Three great forces shape a society: culture, politics, and economics. Each of them influences the other.
The late Andrew Breitbart famously observed that politics are "downstream" of culture. In other words, culture shapes political expectations. People tend to vote in favor of issues and candidates that enjoy cultural approval. Political commentators often refer to the "Overton window," which covers the range of "acceptable" positions candidates can hold. If they advocate ideas outside this range, they jeopardize their chances for re-election, because the voters will perceive them as "extremists."
This window is essentially a cultural phenomenon, because plenty of ideas beyond the Overton window are practically feasible - that is, they are both constitutionally acceptable and achievable. Conversely, sometimes ideas of dubious constitutionality are pushed into the Overton window by ambitious political forces. Accusations of "extremism," and declarations that "the people" desperately want something, are deliberate cultural efforts to manipulate the window of political possibility.
But politics also shapes culture. One of the most potent examples is the cultural devastation wrought by the Great Society. Over the course of a single generation, the cultural reality of the welfare state's dependents was profoundly and permanently altered. Dependency and illegitimacy changed the way they viewed the world, which in turn altered their political expectations. A sufficiently powerful government can shape the culture of its people, and it has much to gain by doing so.
Government and culture also interact with economics. Elections are shaped by economic perceptions, an idea captured neatly in the mantra of Bill Clinton's 1992 election team: "It's the economy, stupid."
But the economy is also changed by public perceptions... and politicians are experts at manipulating the way people see things. People spend and invest differently, based on what they believe about the current and future states of the economy. Incumbent politicians often accuse their opponents of causing damage to general prosperity by "talking down" about the economy.
The connection between the economy and culture is obvious. A great deal of popular culture is organized around the worship of "acceptable" wealth, matched with disdain for fortunes that have not been properly "earned." That's why the same people who embrace class-warfare themes and fume over "income inequality" will also devour entertainment-media coverage of their favorite celebrity's opulent lifestyle.
People adjust their cultural expectations based on their financial reality. Those in different income brackets see themselves as living in different worlds. There are good reasons why Hollywood consistently sells rapacious businessmen to the public as villains, even though Hollywood itself is quite the shark tank.
And of course, a prevailing sense of resentment for those who unfairly amass great wealth, by exploiting the Little Guy, leads to political demands for "social justice." The Left has been very successful at working its political preferences into culture, shaping the battlefield of democracy long before the first vote is cast.

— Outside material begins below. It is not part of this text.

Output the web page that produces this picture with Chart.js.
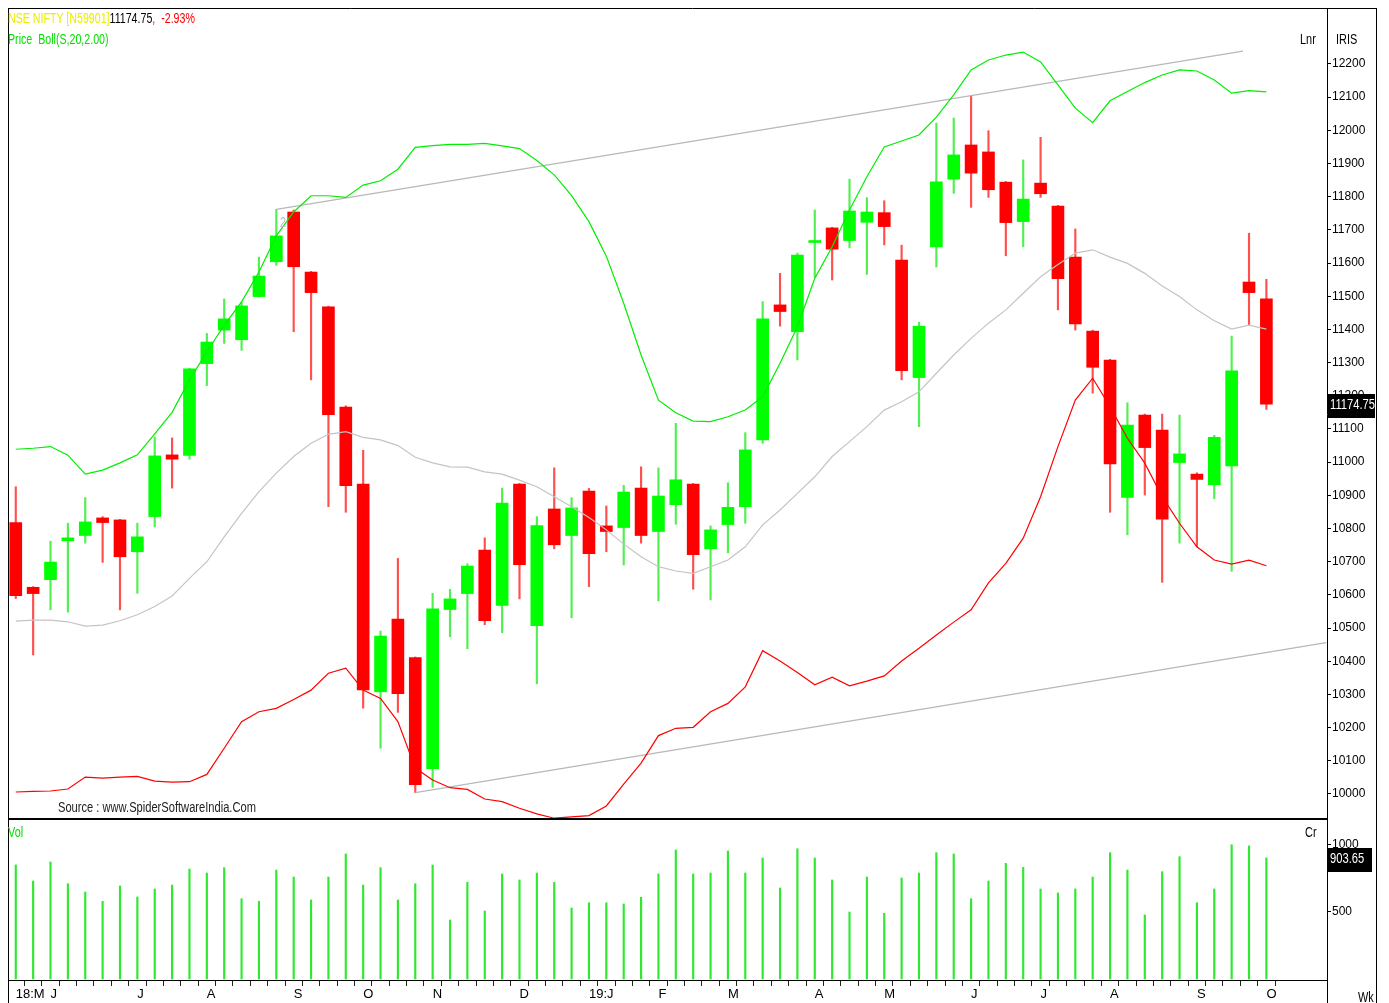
<!DOCTYPE html>
<html>
<head>
<meta charset="utf-8">
<title>NSE NIFTY weekly - Bollinger</title>
<script src="https://cdn.jsdelivr.net/npm/chart.js@4.4.1/dist/chart.umd.min.js"></script>
<style>
  body { margin: 0; background: #fff; }
  #wrap { position: relative; width: 1389px; height: 1003px; overflow: hidden;
          font-family: 'Liberation Sans', Arial, sans-serif; font-size: 14px; color: #000; }
  canvas { position: absolute; left: 0; }
  #price { top: 0; }
  #vol { top: 820px; }
  .t { position: absolute; white-space: pre; line-height: 1; transform-origin: 0 50%; transform: scaleX(0.78); }
</style>
</head>
<body>
<div id="wrap">
  <canvas id="price" width="1389" height="820"></canvas>
  <canvas id="vol" width="1389" height="183"></canvas>

  <div class="t" style="left:8px;top:11px;transform:scaleX(0.76)"><span style="color:#eded00">NSE NIFTY [N59901]</span><span>11174.75</span><span style="color:#ff0000">,  -2.93%</span></div>
  <div class="t" style="left:8px;top:32px;transform:scaleX(0.76);color:#00e000">Price  Boll(S,20,2.00)</div>
  <div class="t" style="left:1300px;top:32px">Lnr</div>
  <div class="t" style="left:1336px;top:32px">IRIS</div>
  <div class="t" style="left:280px;top:215px;color:#bbbbbb">2</div>
  <div class="t" style="left:58px;top:800px;color:#222;transform:scaleX(0.795)">Source : www.SpiderSoftwareIndia.Com</div>
  <div class="t" style="left:8px;top:825px;color:#00e000">Vol</div>
  <div class="t" style="left:1305px;top:825px">Cr</div>
  <div class="t" style="left:1358px;top:990px">Wk</div>
</div>

<script>
// weekly NIFTY, week ending 18 May 2018 .. 4 Oct 2019 (73 weeks)
const opens = [10818,10623,10646,10763,10779,10832,10826,10730,10836,11022,
  11020,11297,11398,11369,11499,11604,11754,11573,11468,11166,
  10934,10308,10527,10411,10076,10556,10604,10735,10568,10934,
  10507,10859,10779,10913,10808,10803,10922,10791,10872,10934,
  10739,10812,10866,11067,11474,11393,11662,11706,11668,11723,
  11752,11609,11255,11649,11853,11956,11935,11844,11725,11841,
  11772,11618,11395,11308,10894,11142,11097,10999,10964,10932,
  10989,11543,11492];
const highs = [10926,10625,10762,10816,10893,10836,10828,10816,11076,11073,
  11283,11388,11492,11482,11618,11762,11760,11575,11470,11170,
  11036,10491,10710,10413,10605,10617,10694,10772,10922,10936,
  10836,10983,10893,10921,10868,10930,10986,10983,11117,10936,
  10808,10938,11089,11484,11569,11630,11760,11708,11853,11797,
  11788,11654,11422,12022,12037,12104,11999,11846,11911,11979,
  11774,11703,11398,11310,11179,11145,11145,11142,10968,11081,
  11380,11690,11551];
const lows = [10589,10419,10555,10548,10756,10698,10555,10605,10805,10922,
  11009,11231,11358,11337,11498,11593,11393,11248,10866,10849,
  10259,10138,10246,10004,10020,10474,10438,10510,10486,10588,
  10332,10739,10531,10625,10730,10690,10756,10582,10813,10617,
  10585,10727,10816,11057,11410,11308,11557,11549,11646,11566,
  11655,11248,11107,11588,11810,11768,11798,11622,11649,11798,
  11459,11398,11208,10849,10781,10901,10638,10756,10745,10890,
  10671,11413,11159];
const closes = [10598,10604,10699,10772,10820,10818,10715,10775,11019,11009,
  11281,11362,11432,11471,11561,11682,11589,11511,11143,10929,
  10314,10476,10302,10028,10558,10588,10687,10522,10877,10691,
  10809,10751,10862,10724,10791,10910,10779,10898,10947,10721,
  10796,10864,11037,11432,11454,11624,11668,11642,11757,11754,
  11710,11276,11410,11845,11926,11871,11821,11722,11793,11809,
  11553,11417,11286,10995,11112,11044,10828,11025,10948,11075,
  11275,11511,11174.75];

// Bollinger (S,20,2) as plotted
const upperBand = [11039,11042,11047,11021,10964,10976,10998,11022,11085,11150,
  11248,11332,11413,11483,11573,11682,11754,11803,11803,11798,
  11835,11848,11883,11949,11954,11958,11958,11961,11953,11945,
  11909,11866,11803,11725,11621,11479,11323,11187,11149,11124,
  11122,11137,11157,11197,11298,11408,11554,11649,11760,11860,
  11950,11968,11986,12040,12107,12182,12212,12227,12236,12206,
  12137,12067,12023,12089,12117,12144,12167,12182,12179,12152,
  12112,12120,12116];
const midBand = [10521,10524,10524,10519,10506,10509,10522,10540,10565,10597,
  10650,10700,10775,10846,10911,10967,11017,11057,11084,11092,
  11075,11067,11050,11015,10998,10986,10985,10971,10964,10946,
  10926,10896,10866,10833,10796,10753,10715,10685,10672,10665,
  10685,10705,10745,10811,10856,10906,10956,11017,11062,11107,
  11157,11182,11212,11268,11323,11373,11419,11459,11509,11559,
  11596,11630,11640,11618,11599,11569,11531,11499,11459,11426,
  11401,11413,11401];
const lowerBand = [10006,10008,10009,10015,10051,10048,10051,10053,10039,10036,
  10037,10059,10138,10218,10248,10258,10285,10313,10364,10379,
  10313,10288,10218,10078,10042,10019,10014,9985,9977,9957,
  9940,9927,9931,9935,9964,10030,10093,10176,10198,10201,
  10248,10273,10323,10432,10401,10366,10329,10352,10326,10340,
  10356,10401,10439,10479,10518,10555,10636,10695,10771,10896,
  11047,11187,11253,11167,11072,10997,10896,10816,10745,10705,
  10693,10705,10688];

// volume, Cr
const volumes = [851,731,873,711,649,580,694,612,672,701,
  821,791,831,599,580,813,761,590,761,933,
  701,831,590,711,851,440,721,507,784,739,
  791,721,530,569,569,560,610,784,963,784,
  791,955,791,903,679,972,903,739,500,761,
  490,754,791,943,933,599,731,863,833,672,
  642,672,761,943,813,478,801,913,569,672,
  1002,993,903.65];

// channel lines: [week index, price]
const channelTop = [[15, 11762], [70.65, 12239]];
const channelBottom = [[23, 10004], [75.45, 10456]];

const priceTicks = [10000,10100,10200,10300,10400,10500,10600,10700,10800,10900,
  11000,11100,11200,11300,11400,11500,11600,11700,11800,11900,12000,12100,12200];
const volTicks = [500, 1000];
const monthIdx = [0,2,7,11,16,20,24,29,33,37,41,46,50,55,59,63,68,72];
const monthText = ['18:M','J','J','A','S','O','N','D','19:J','F','M','A','M','J','J','A','S','O'];

const FONT = "'Liberation Sans', Arial, sans-serif";
Chart.defaults.font.family = FONT;
Chart.defaults.font.size = 12;
Chart.defaults.color = '#000';

const idx = opens.map((_, i) => i);
const isUp = idx.map(i => closes[i] >= opens[i]);
const X_MIN = -0.39, X_MAX = 75.49;

function frame(isTop) {
  return {
    id: 'frame',
    afterDraw(chart) {
      const ctx = chart.ctx, h = chart.height;
      ctx.save();
      ctx.strokeStyle = '#000';
      ctx.lineWidth = 1;
      ctx.beginPath();
      ctx.moveTo(8.5, isTop ? 8 : 0); ctx.lineTo(8.5, h);
      ctx.moveTo(1376.5, isTop ? 8 : 0); ctx.lineTo(1376.5, h);
      if (isTop) { ctx.moveTo(8, 8.5); ctx.lineTo(1377, 8.5); }
      else { ctx.moveTo(1327.5, 0); ctx.lineTo(1327.5, h); }
      ctx.stroke();
      if (isTop) {
        ctx.lineWidth = 2;
        ctx.beginPath();
        ctx.moveTo(8, 819); ctx.lineTo(1327, 819);
        ctx.stroke();
      }
      ctx.restore();
    }
  };
}

function valueTag(val, label, w) {
  return {
    id: 'tag',
    afterDraw(chart) {
      const ctx = chart.ctx;
      const y = chart.scales.y.getPixelForValue(val);
      const x = chart.chartArea.right + 1;
      ctx.save();
      ctx.fillStyle = '#000';
      ctx.fillRect(x, Math.round(y) - 10, w, 24);
      ctx.fillStyle = '#fff';
      ctx.font = '14px ' + FONT;
      ctx.textBaseline = 'middle';
      ctx.translate(x + 2, y + 1);
      ctx.scale(0.8, 1);
      ctx.fillText(label, 0, 0);
      ctx.restore();
    }
  };
}

const lineDs = (vals, color) => ({
  type: 'line', data: vals.map((v, i) => ({x: i, y: v})),
  borderColor: color, borderWidth: 1.2, pointRadius: 0, tension: 0, order: 0
});
const segDs = (pts) => ({
  type: 'line', data: pts.map(p => ({x: p[0], y: p[1]})),
  borderColor: '#b8b8b8', borderWidth: 1.3, pointRadius: 0, order: 0
});
const plain = v => String(v);

new Chart(document.getElementById('price'), {
  type: 'bar',
  data: {
    datasets: [
      lineDs(upperBand, '#00ee00'),
      lineDs(midBand, '#c4c4c4'),
      lineDs(lowerBand, '#ff0000'),
      segDs(channelTop),
      segDs(channelBottom),
      { type: 'bar', data: idx.map(i => ({x: i, y: [opens[i], closes[i]]})),
        backgroundColor: isUp.map(u => u ? '#00ff00' : '#ff0000'),
        barThickness: 12, grouped: false, borderWidth: 0, order: 1 },
      { type: 'bar', data: idx.map(i => ({x: i, y: [lows[i], highs[i]]})),
        backgroundColor: isUp.map(u => u ? '#50f050' : '#ff5050'),
        barThickness: 1.5, grouped: false, borderWidth: 0, order: 2 }
    ]
  },
  options: {
    responsive: false, animation: false, events: [],
    layout: { padding: { left: 9, top: 9, right: 12, bottom: 1 } },
    plugins: { legend: { display: false }, tooltip: { enabled: false } },
    scales: {
      x: { type: 'linear', min: X_MIN, max: X_MAX, offset: false, display: false },
      y: {
        position: 'right', min: 9924.65, max: 12365.75,
        afterBuildTicks: s => { s.ticks = priceTicks.map(v => ({value: v})); },
        afterFit: s => { s.width = 50; s.paddingTop = 0; s.paddingBottom = 0; },
        grid: { drawOnChartArea: false, tickLength: 4, color: '#000' },
        border: { color: '#000' },
        ticks: { padding: 1, color: '#000', callback: plain }
      }
    }
  },
  plugins: [frame(true), valueTag(closes[closes.length - 1], '11174.75', 47)]
});

new Chart(document.getElementById('vol'), {
  type: 'bar',
  data: {
    datasets: [{
      data: volumes.map((v, i) => ({x: i, y: v})),
      backgroundColor: '#2fe82f', barThickness: 1.5, borderWidth: 0
    }]
  },
  options: {
    responsive: false, animation: false, events: [],
    layout: { padding: { left: 9, top: 1, right: 12, bottom: 0 } },
    plugins: { legend: { display: false }, tooltip: { enabled: false } },
    scales: {
      x: {
        type: 'linear', min: X_MIN, max: X_MAX, offset: false, position: 'bottom',
        afterBuildTicks: s => { s.ticks = idx.map(i => ({value: i})); },
        afterFit: s => { s.height = 23; s.paddingLeft = 0; s.paddingRight = 0; },
        grid: { drawOnChartArea: false, tickLength: 6, color: '#222' },
        border: { color: '#000' },
        ticks: {
          autoSkip: false, maxRotation: 0, minRotation: 0, align: 'start', padding: 1, color: '#000',
          font: { size: 13 },
          callback: v => { const k = monthIdx.indexOf(v); return k < 0 ? '' : monthText[k]; }
        }
      },
      y: {
        position: 'right', min: -7.46, max: 1179.1,
        afterBuildTicks: s => { s.ticks = volTicks.map(v => ({value: v})); },
        afterFit: s => { s.width = 50; s.paddingTop = 0; s.paddingBottom = 0; },
        grid: { drawOnChartArea: false, tickLength: 4, color: '#000' },
        border: { color: '#000' },
        ticks: { padding: 1, color: '#000', callback: plain }
      }
    }
  },
  plugins: [frame(false), valueTag(volumes[volumes.length - 1], '903.65', 44)]
});
</script>
</body>
</html>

Each leg of this social triangle is, ultimately, a form of communication. That's obvious enough in the cases of politics and culture, but it's true of economics as well. Commerce is a flow of data. The value of goods and services, the pathways of investment, supply and demand... these are all transfers of information. This makes it easy for commerce to integrate smoothly with cultural and political communication.
At a primal level, all three forms of communication concern the allocation of resources. Government power allocates resources through compulsive force. Free-market economics shift resources through voluntary transactions. Culture changes the perceived value of goods, particularly human resources. The flow of vast wealth toward a relatively small group of entertainers and athletes, for example, is a cultural transaction; they make all that money because their audiences believe they are worth it. In many other ways, cultural exchanges shape demand, and demand is one of the fundamental economic forces.
It is wise to appreciate this interaction between culture, politics, and the economy when considering any important issue. Before making a decision that will have a profound effect on one aspect of the social triangle, we should remember that it will ultimately affect all of them. Nothing happens in a vacuum. You can't create a gigantic welfare state without also producing a culture of dependency, and draining the economic vitality that could offer people opportunity instead of dependency. You can't import powerful cultural and economic forces through large-scale immigration without also changing the electoral map. A weak economy can lead to electoral demands for new government... or it can lead to even greater power for the State, as fearful people demand greater protection from hardship. If they're already comfortable with central command of the economy, they have every reason to believe politicians when they promise such protection.
It's a shame that the most malevolent forces seem to best understand this complex three-way relationship, but it's not really a surprise. Only power-hungry politicians - including big players in the cultural or economic arenas with political aspirations - are likely to view all other elements of society as tools for fulfilling their ambitions. Many citizens want to be left alone, to pursue their dreams and live according to their values. But they won't be left alone... because the power of government has grown, making the political leg of the triangle much longer than the others. Privacy and liberty demand a far more equilateral configuration.
Addendum: A thought experiment: Is it a reliable indicator of social decay when the legs of the social triangle become too closely blended together? In a healthy society, they influence one another... but remain distinct.